The Ethereum Foundation has now launched an online hub to track the network's much-hyped transition to post-quantum (PQ) cryptography.
The new portal consolidates over eight years of research and engineering.
Researchers do not believe a cryptographically relevant quantum computer is an imminent threat today, but the Foundation emphasized that migrating a decentralized global protocol takes years of coordination.
Hence, the new hub is designed to treat this transition as a gradual upgrade.
A sophisticated migration strategy
The post-quantum initiative includes several layers. The executive layer focuses on enabling users to transition to quantum-safe authentication without disrupting the network. This will involve standardizing post-quantum signature verification. The consensus layer plans to replace the current validator signature scheme (BLS) with hash-based post-quantum alternatives, specifically leanXMSS.
Finally, the data layer will focus on securing data availability with post-quantum cryptography, focusing on handling "PQ blobs."
Open-source coordination and resources
Quantum-proofing Ethereum has now turned into a multi-team open-source effort.

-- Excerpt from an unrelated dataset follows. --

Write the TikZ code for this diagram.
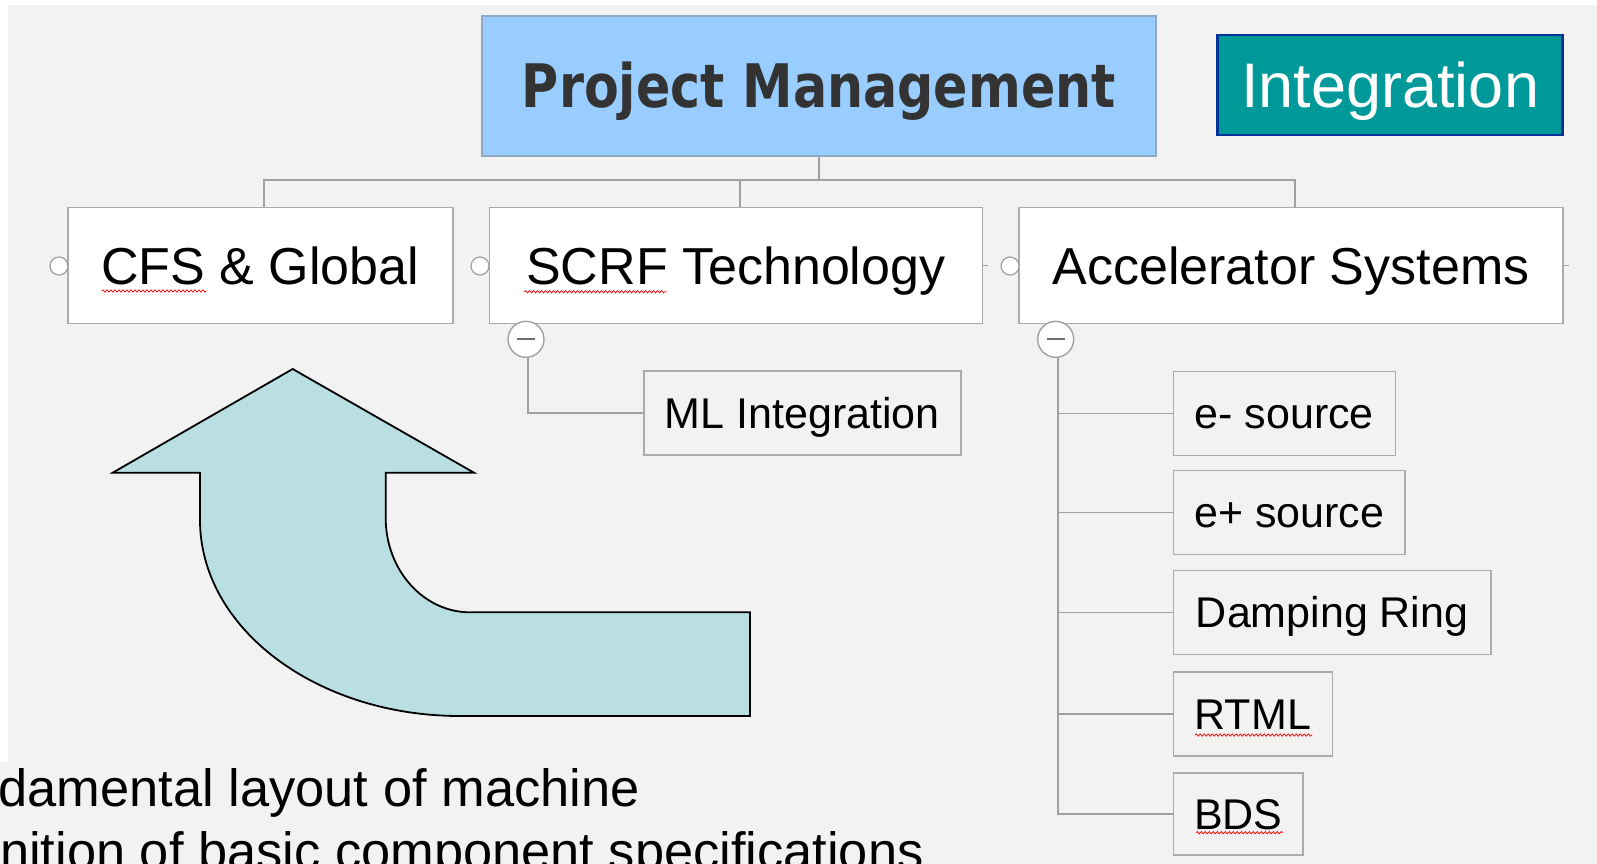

According to the Foundation, more than 10 client teams are already building and shipping developer networks on a weekly basis through PQ Interop initiatives.
The new website includes the full technical roadmap, open-source repositories, specifications, academic papers, and EIPs (Ethereum Improvement Proposals), a detailed 14-question FAQ tackling threat models, economic trade-offs, and risk assessments, and so on.